China-North Korea Dossier No. 3: North Korea’s Relations with China at the End of the Kim Jong-il Era

By | August 21, 2012 | No Comments

Sino-NK Dossier No. 3


This dossier, a joint research project with North Korea Leadership Watch and with a preface by Stephan Haggard, is based upon open sources which chronicle the matrix of meetings and contacts in the Chinese-North Korean relationship in the two months prior to the death of Kim Jong-il.

Why engage in such an endeavor? At a time when most analysts are focused on the future of
the Chinese-North Korean relationship, why look back at the last weeks of Kim Jong-il’s reign?

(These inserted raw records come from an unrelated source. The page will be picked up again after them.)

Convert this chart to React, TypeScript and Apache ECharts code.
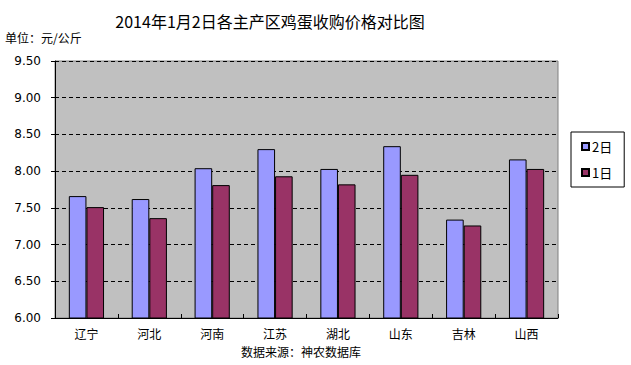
import React, { useEffect, useRef } from "react";
import * as echarts from "echarts";

const categories = ["辽宁", "河北", "河南", "江苏", "湖北", "山东", "吉林", "山西"];
const day2 = [7.66, 7.62, 8.04, 8.3, 8.03, 8.34, 7.34, 8.16];
const day1 = [7.51, 7.36, 7.81, 7.93, 7.82, 7.95, 7.26, 8.03];
const seriesNames = ["2日", "1日"];

export default function App() {
  const ref = useRef<HTMLDivElement>(null);
  useEffect(() => {
    if (!ref.current) return;
    const chart = echarts.init(ref.current, undefined, { renderer: "svg" });
    const cjk = "'Noto Sans CJK SC', sans-serif";
    chart.setOption({
      animation: false,
      backgroundColor: "#ffffff",
      title: {
        text: "2014年1月2日各主产区鸡蛋收购价格对比图",
        left: 265,
        textAlign: "center",
        top: 8,
        textStyle: { fontFamily: cjk, fontSize: 16, fontWeight: "normal", color: "#000" },
      },
      graphic: [
        {
          type: "text",
          left: 5,
          top: 31,
          style: { text: "单位：元/公斤", font: "12px 'Noto Sans CJK SC'", fill: "#000" },
        },
        {
          type: "text",
          left: 241,
          top: 345,
          style: { text: "数据来源：神农数据库", font: "12px 'Noto Sans CJK SC'", fill: "#000" },
        },
      ],
      legend: {
        orient: "vertical",
        left: 571,
        top: 132,
        width: 51,
        padding: [8, 12, 8, 10],
        itemGap: 13,
        itemWidth: 7,
        itemHeight: 7,
        icon: "rect",
        borderColor: "#000",
        borderWidth: 1,
        backgroundColor: "#fff",
        textStyle: { fontFamily: cjk, fontSize: 13, color: "#000", padding: [0, 0, 0, -2] },
        data: seriesNames,
      },
      grid: {
        left: 55,
        top: 61,
        right: 73,
        bottom: 47,
        show: true,
        backgroundColor: "#C0C0C0",
        borderColor: "#808080",
        borderWidth: 1,
      },
      xAxis: {
        type: "category",
        data: categories,
        axisLine: { lineStyle: { color: "#000", width: 1 } },
        axisTick: { show: true, inside: true, length: 4, lineStyle: { color: "#000" } },
        axisLabel: { fontFamily: cjk, fontSize: 12, color: "#000", margin: 9 },
      },
      yAxis: {
        type: "value",
        min: 6,
        max: 9.5,
        interval: 0.5,
        axisLine: { show: true, lineStyle: { color: "#000", width: 1 } },
        axisTick: { show: true, length: 4, lineStyle: { color: "#000" } },
        axisLabel: {
          formatter: (v: number) => v.toFixed(2),
          fontFamily: "'DejaVu Sans', sans-serif",
          fontSize: 12,
          color: "#000",
          margin: 14,
        },
        splitLine: { show: true, lineStyle: { color: "#000", type: [4, 3], width: 1 } },
      },
      series: [
        {
          name: seriesNames[0],
          type: "bar",
          data: day2,
          barGap: "0%",
          barCategoryGap: "44%",
          itemStyle: { color: "#9999FF", borderColor: "#000", borderWidth: 1 },
        },
        {
          name: seriesNames[1],
          type: "bar",
          data: day1,
          itemStyle: { color: "#993366", borderColor: "#000", borderWidth: 1 },
        },
      ],
    });
    return () => chart.dispose();
  }, []);
  return (
    <div
      ref={ref}
      style={{ position: "fixed", left: 0, top: 0, width: 631, height: 365 }}
    />
  );
}
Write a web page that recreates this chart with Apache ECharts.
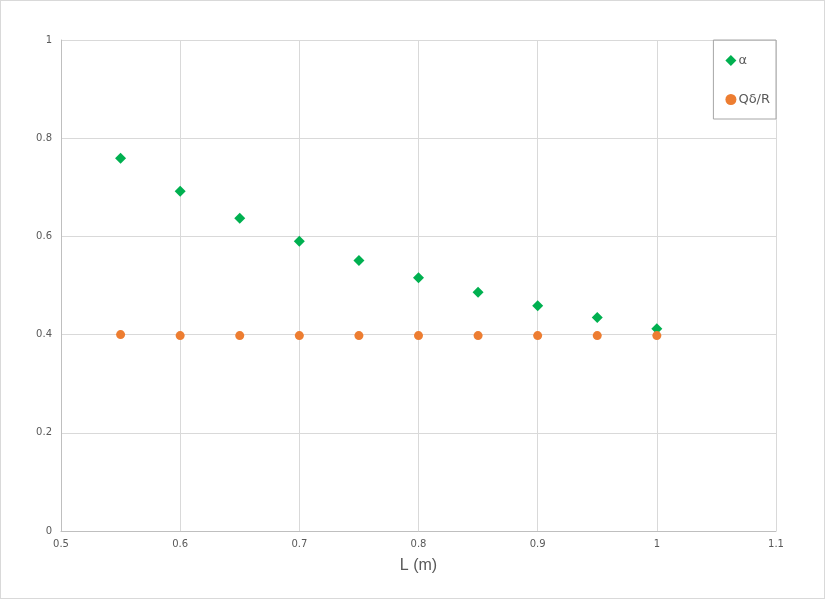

We believe that this period is in need of investigation, in part, because the events set a baseline about what an active Sino-North Korean relationship looks like – and, from the Chinese perspective, desirably so.

In the last eight weeks of Kim Jong-il’s life, the Dear Leader:

– presided over movement on a full-scale range of economic initiatives geared toward China,
– met (and introduced his son to) the incoming PRC Premier,
– invited the Chinese Ambassador for dinner,
– visited two Chinese-North Korean joint ventures,
– and had discussions with a top People’s Liberation Army general in the middle of a controversy over border security.

Contrast that with his son’s record since taking the top posts in the DPRK. In eight months, Kim Jong Un has:

– greeted the Chinese ambassador on his way out of an Unhasu Orchestra concert (March 8),
– did nothing to prevent two crises of Sino-North Korean relations (missile test & the abduction of 28 Chinese fishermen
– sat at a Moranbong Band concert where nice things were said and sung about China (July 30),
– met with Wang Jiarui (August 3),
– and agreed to send his uncle and 50 officials to China (August 14-17).

By contrast, the “continuously good coordination [继续保持良好的配合]” for which Kim Jong-il praised himself with regard to China on October 31 was, at the end of his reign in 2011, more of a reality than it had ever been before during his time in power.

It now seems obvious that North Korea’s relations with China have only slowly returned to “normal” after Kim Jong-il’s death – and still have a long way to go before reaching the frenetic pace established in 2011.